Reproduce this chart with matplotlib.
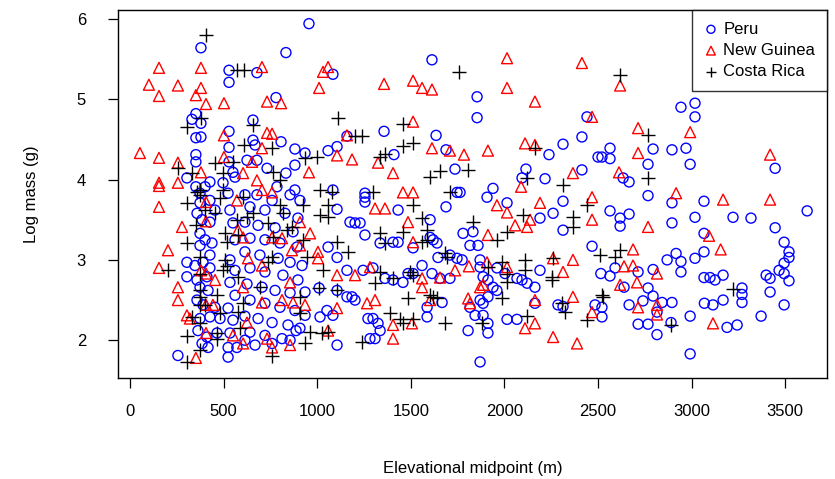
import matplotlib
matplotlib.use("Agg")
import matplotlib.pyplot as plt

plt.rcParams['font.family'] = ['Liberation Sans', 'DejaVu Sans']

# ---- Peru (blue circles) ----
peru_x = [379, 529, 529, 352, 331, 379, 529, 352, 379, 529, 352, 352, 304, 529, 550, 561, 497, 427, 401, 352,
          956, 833, 678, 1084, 780, 657, 1159, 657, 668, 807, 881, 935, 1058, 1106, 625, 678, 732, 881, 833, 1084, 785, 881,
          1106, 1058, 1106, 1159, 1010, 1106, 1015, 1052, 1084, 1106, 1175, 1202, 1159, 1186, 1202,
          614, 678, 759, 855, 908, 641, 721, 828, 897, 614, 684, 775, 871, 641, 721, 801, 892, 614, 694, 791, 855, 919,
          641, 721, 817, 897, 625, 705, 775, 855, 935, 641, 721, 801, 881, 935, 614, 684, 759, 844, 908, 641, 721, 812,
          887, 668, 759, 855, 614,
          374, 374, 427, 454, 358, 385, 427, 374, 401, 438, 374, 427, 304, 347, 390, 427, 304, 358, 411, 374, 417, 358,
          390, 454, 374, 427, 481, 363, 411, 465, 385, 417, 524, 534, 550, 561, 534, 561, 534, 561, 524, 550, 534, 524,
          524, 571, 256,
          1613, 1854, 1854, 1357, 1635, 1688, 1410, 1736, 1747, 1763, 1255,
          1255, 1255, 1432, 1688, 1603, 1255, 1229, 1603, 1619, 1640, 1405, 1432, 1512, 1336, 1779, 1832, 1816, 1859,
          1645, 1709, 1747, 1774, 1298, 1245, 1560, 1613, 1709, 1656, 1362, 1405, 1458, 1485, 1512, 1870, 1870, 1587,
          1667, 1816, 1843, 1271, 1298, 1325, 1336, 1282, 1309, 1587, 1806, 1870,
          2441, 2414, 2313, 2238, 2500, 2115, 2094, 2217, 2414, 1939,
          1907, 2014, 2313, 2190, 2260, 2313, 2468, 1960, 2003, 2067, 2094, 2121, 2163, 2190, 2515, 1886, 1912, 1939,
          1960, 1870, 1886, 1912, 2163, 2286, 2313, 2484, 2014, 2067, 1886, 1912, 1912,
          2943, 3018, 3018, 2564, 2521, 2564, 2794, 2895, 2970, 2767, 2992, 2634, 2666, 2767,
          2895, 3066, 2564, 2618, 2666, 2618, 3018, 2895, 3066, 2869, 2917, 2943, 2943, 3018, 3066, 2564, 2591, 2714,
          2794, 3066, 3098, 3125, 2639, 2767, 2794, 2740, 2666, 2842, 2895, 2521, 2521, 2815, 2714, 2767, 2815, 2890,
          2992, 3068, 3114, 2992,
          3446, 3617, 3221, 3317, 3446, 3494, 3520, 3520, 3494, 3467, 3494, 3520, 3398, 3419, 3168, 3269, 3269, 3269,
          3419, 3168, 3494, 3371, 3189, 3243]
peru_y = [5.64, 5.36, 5.21, 4.82, 4.75, 4.70, 4.60, 4.52, 4.53, 4.40, 4.31, 4.22, 4.02, 4.22, 4.09, 4.03, 3.96, 3.97, 3.91, 3.91,
          5.94, 5.58, 5.33, 5.31, 5.02, 4.74, 4.54, 4.49, 4.43, 4.47, 4.38, 4.33, 4.36, 4.41, 4.24, 4.24, 4.14, 4.18, 4.08, 3.87, 3.91, 3.87,
          3.63, 3.16, 3.03, 2.87, 2.65, 2.62, 2.29, 2.37, 2.31, 1.94, 3.47, 3.46, 2.54, 2.54, 2.50,
          3.81, 3.81, 3.74, 3.81, 3.74, 3.66, 3.62, 3.58, 3.52, 3.47, 3.43, 3.40, 3.35, 3.27, 3.25, 3.21, 3.16, 3.10, 3.06, 3.02, 2.97, 2.93,
          2.90, 2.85, 2.81, 2.75, 2.70, 2.66, 2.62, 2.59, 2.60, 2.50, 2.46, 2.41, 2.37, 2.31, 2.30, 2.27, 2.22, 2.19, 2.15, 2.10, 2.06, 2.02,
          2.12, 1.94, 1.96, 2.00, 2.00,
          3.83, 3.71, 3.74, 3.62, 3.58, 3.50, 3.47, 3.33, 3.25, 3.21, 3.18, 3.06, 2.97, 2.93, 2.97, 2.90, 2.79, 2.75, 2.79, 2.66, 2.62, 2.50,
          2.44, 2.41, 2.27, 2.29, 2.27, 2.12, 2.04, 2.09, 1.96, 1.91, 3.83, 3.62, 3.46, 3.25, 3.00, 2.87, 2.72, 2.56, 2.40, 2.25, 2.09, 1.91,
          1.79, 1.91, 1.81,
          5.49, 5.03, 4.77, 4.60, 4.55, 4.37, 4.31, 4.13, 3.84, 3.84, 3.83,
          3.78, 3.72, 3.62, 3.66, 3.50, 3.31, 3.46, 3.28, 3.25, 3.21, 3.22, 3.22, 3.15, 3.21, 3.33, 3.35, 3.18, 3.18,
          3.03, 3.06, 3.02, 3.00, 2.90, 2.87, 2.93, 2.83, 2.77, 2.77, 2.77, 2.75, 2.72, 2.83, 2.83, 2.91, 3.00, 2.41,
          2.47, 2.41, 2.31, 2.27, 2.27, 2.21, 2.12, 2.02, 2.02, 2.29, 2.12, 1.73,
          4.78, 4.53, 4.44, 4.31, 4.28, 4.13, 4.02, 4.01, 4.12, 3.89,
          3.78, 3.71, 3.73, 3.52, 3.58, 3.37, 3.17, 2.90, 2.83, 2.77, 2.75, 2.71, 2.66, 2.87, 2.83, 2.79, 2.75, 2.66,
          2.62, 2.50, 2.46, 2.54, 2.46, 2.44, 2.42, 2.44, 2.26, 2.26, 2.31, 2.21, 2.09,
          4.90, 4.95, 4.78, 4.39, 4.28, 4.26, 4.38, 4.37, 4.39, 4.19, 4.19, 4.02, 3.97, 3.80,
          3.71, 3.73, 3.61, 3.52, 3.57, 3.42, 3.53, 3.46, 3.33, 3.00, 3.08, 2.98, 2.85, 3.02, 3.10, 2.80, 2.90, 2.85,
          2.88, 2.78, 2.78, 2.75, 2.66, 2.65, 2.55, 2.49, 2.44, 2.47, 2.47, 2.41, 2.29, 2.35, 2.20, 2.20, 2.07, 2.22,
          2.30, 2.46, 2.44, 1.83,
          4.14, 3.61, 3.53, 3.52, 3.40, 3.22, 3.10, 3.03, 2.96, 2.87, 2.83, 2.74, 2.81, 2.77, 2.81, 2.65, 2.57, 2.47,
          2.60, 2.50, 2.44, 2.30, 2.16, 2.19]

# ---- New Guinea (red triangles) ----
ng_x = [155, 379, 101, 256, 379, 352, 155, 406, 502, 502, 53, 155, 502, 256, 379, 155, 155, 256,
        155, 406, 278, 406, 203, 155, 379, 406, 454, 256, 256, 304, 320, 406, 443, 406, 550, 352, 571, 577,
        705, 1031, 1058, 1010, 732, 807, 1159, 732, 759, 705, 1106, 1186, 652, 956, 604, 678, 759, 705,
        908, 962, 1004, 1004, 1106, 1202, 812, 871, 935, 705, 1106, 1058, 732, 759, 855, 604, 630, 705, 759, 812,
        865, 908, 855, 625, 604, 604,
        1357, 1512, 1560, 1613, 1512, 1613, 1709, 1784, 1325, 1405, 1458, 1512,
        1309, 1362, 1485, 1512, 1736, 1810, 1282, 1560, 1560, 1656, 1870, 1603, 1266, 1309, 1806, 1816, 1405, 1506, 1405,
        2014, 2414, 2014, 2163, 2468, 1912, 2110, 2163, 2366, 2089,
        1960, 2014, 2190, 2468, 2137, 2121, 2057, 2468, 1912, 1907, 2014, 2260, 2366, 2313, 1886, 2163, 2366, 2468,
        2163, 2110, 2260, 2388,
        2618, 2992, 2714, 2714, 2612, 2917,
        2767, 3093, 2687, 2639, 2687, 2618, 2708, 2815, 2714, 2815, 2815, 3114, 3155,
        3419, 3168, 3419]
ng_y = [5.39, 5.39, 5.18, 5.17, 5.14, 5.05, 5.04, 4.94, 4.95, 4.55, 4.33, 4.27, 4.28, 4.21, 4.09, 3.96, 3.92, 3.96,
        3.66, 3.72, 3.41, 3.48, 3.12, 2.90, 2.87, 2.83, 2.75, 2.66, 2.50, 2.31, 2.27, 2.44, 2.44, 2.09, 2.06, 1.78, 3.74, 3.37,
        5.40, 5.34, 5.40, 5.14, 4.97, 4.95, 4.55, 4.58, 4.57, 4.39, 4.30, 4.25, 4.22, 4.09, 4.08, 3.99, 3.84, 3.87,
        3.47, 3.33, 3.10, 3.02, 2.81, 2.81, 2.50, 2.47, 2.44, 2.47, 2.40, 2.12, 2.02, 1.91, 1.94, 3.28, 3.02, 2.93, 3.28, 3.27,
        3.12, 3.18, 2.72, 2.22, 1.96, 2.66,
        5.19, 5.23, 5.14, 5.12, 4.72, 4.39, 4.36, 4.31, 4.21, 4.08, 3.84, 3.84,
        3.64, 3.64, 3.47, 3.22, 2.87, 2.92, 2.91, 2.77, 2.66, 2.78, 2.66, 2.50, 2.46, 2.50, 2.52, 2.46, 2.19, 2.21, 2.02,
        5.51, 5.45, 5.14, 4.97, 4.78, 4.36, 4.45, 4.43, 4.08, 3.91,
        3.68, 3.59, 3.71, 3.78, 3.50, 3.41, 3.43, 3.50, 3.31, 2.97, 2.91, 3.02, 3.00, 2.85, 2.69, 2.50, 2.54, 2.35,
        2.21, 2.15, 2.04, 1.96,
        5.17, 4.59, 4.64, 4.33, 4.09, 3.83,
        3.41, 3.30, 3.13, 2.92, 2.93, 2.69, 2.72, 2.83, 2.41, 2.44, 2.32, 2.21, 3.13,
        4.31, 3.75, 3.75]

# ---- Costa Rica (black crosses) ----
cr_x = [406, 571, 379, 304, 454, 256, 331, 550, 497, 374, 497, 358,
        304, 374, 352, 304, 203, 374, 374, 374, 374, 374, 331, 401, 374, 304, 304, 374, 465, 465, 481, 507, 518,
        507, 518, 497, 465, 481, 454, 401, 571, 577, 577, 577, 588,
        609, 657, 1111, 1202, 609, 759, 935, 999, 764, 801, 1015, 1079,
        1058, 1015, 1058, 924, 1106, 1165, 1031, 1010, 1106, 1026, 1058, 935, 759, 962, 604, 625, 657, 737, 764,
        839, 737, 759, 694, 604, 908, 908, 801, 817, 865, 924, 946,
        1758, 1458, 1239, 1458, 1512, 1336, 1362, 1603, 1656, 1806, 1298, 1709,
        1512, 1560, 1832, 1336, 1458, 1587, 1362, 1560, 1587, 1683, 1694, 1336, 1405, 1309, 1496, 1512, 1603, 1619,
        1640, 1485, 1389, 1442, 1458, 1512, 1683, 1239,
        2163, 2121, 2313,
        2441, 2099, 2366, 2366, 2014, 1960, 1987, 2110, 2110, 2260, 1912, 2014, 2014, 2254, 2254, 1987, 2307, 2324,
        2441, 2121, 1880,
        2618, 2767, 2767,
        2618, 2591, 2511, 2521, 2527, 2890,
        3221]
cr_y = [5.80, 5.36, 4.77, 4.65, 4.21, 4.14, 4.08, 4.22, 4.08, 3.87, 3.87, 3.84,
        3.71, 3.81, 3.43, 3.21, 2.88, 3.03, 2.83, 2.62, 2.54, 2.44, 2.29, 2.44, 2.21, 2.05, 1.73, 1.88, 2.09, 2.02, 3.77, 3.33, 3.22,
        3.00, 2.93, 2.87, 2.56, 2.34, 3.58, 3.62, 3.50, 3.31, 2.79, 2.35, 2.15,
        5.36, 4.68, 4.77, 4.54, 4.43, 4.39, 4.27, 4.28, 4.09, 3.99, 3.87, 3.84,
        3.68, 3.56, 3.53, 3.68, 3.22, 3.10, 2.87, 2.65, 2.62, 2.09, 2.10, 1.96, 1.81, 2.10, 3.78, 3.53, 3.58, 3.46, 3.28,
        3.37, 2.97, 3.03, 2.66, 2.46, 2.54, 2.34, 3.68, 3.58, 3.41, 3.25, 3.03,
        5.34, 4.69, 4.54, 4.42, 4.45, 4.28, 4.32, 4.03, 4.11, 4.12, 3.84, 3.84,
        3.68, 3.52, 3.47, 3.33, 3.35, 3.37, 3.21, 3.22, 3.25, 3.08, 3.03, 2.85, 2.78, 2.71, 2.85, 2.81, 2.56, 2.54,
        2.52, 2.52, 2.34, 2.27, 2.21, 2.27, 2.22, 1.98,
        4.39, 4.02, 3.93,
        3.68, 3.56, 3.53, 3.41, 3.35, 3.25, 2.97, 3.00, 2.87, 3.02, 2.91, 2.83, 2.72, 2.79, 2.75, 2.52, 2.46, 2.35,
        2.25, 2.30, 2.21,
        5.30, 4.55, 4.02,
        3.12, 3.03, 3.06, 2.56, 2.54, 2.19,
        2.64]

x_ticks = [0, 500, 1000, 1500, 2000, 2500, 3000, 3500]
y_ticks = [2, 3, 4, 5, 6]
series_labels = ["Peru", "New Guinea", "Costa Rica"]

W, H = 835, 479
fig = plt.figure(figsize=(W / 100, H / 100), dpi=100)
ax = fig.add_axes([118 / W, 1 - 378 / H, (827 - 118) / W, (378 - 10) / H])

ax.scatter(peru_x, peru_y, s=52, marker='o', facecolors='none', edgecolors='#0000FF',
           linewidths=1.0, label=series_labels[0], zorder=3)
ax.scatter(ng_x, ng_y, s=62, marker='^', facecolors='none', edgecolors='#FF0000',
           linewidths=1.0, label=series_labels[1], zorder=3)
ax.scatter(cr_x, cr_y, s=90, marker='+', color='black',
           linewidths=1.0, label=series_labels[2], zorder=4)

ax.set_xlim(-64, 3723)
ax.set_ylim(1.53, 6.11)
ax.set_xticks(x_ticks)
ax.set_yticks(y_ticks)
ax.tick_params(direction='out', length=7, width=0.9, labelsize=12, colors='black')
ax.tick_params(axis='x', pad=12)
ax.tick_params(axis='y', pad=16)
for s in ax.spines.values():
    s.set_linewidth(1.0)
    s.set_color('black')

ax.set_xlabel("Elevational midpoint (m)", fontsize=12, labelpad=30)
ax.set_ylabel("Log mass (g)", fontsize=12, labelpad=27)

leg = ax.legend(loc='upper right', fontsize=12, frameon=True, fancybox=False,
                borderaxespad=0, handletextpad=0.3, labelspacing=0.38,
                borderpad=0.7, handlelength=0.9, markerscale=0.8)
leg.get_frame().set_edgecolor('black')
leg.get_frame().set_linewidth(1.0)

fig.savefig("out.png", dpi=100)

----------------------------------------

BRIEF:
Tally how many lines of the material contain the word "matplotlib". The answer must be the number and nothing else.

WORKED SOLUTION:
4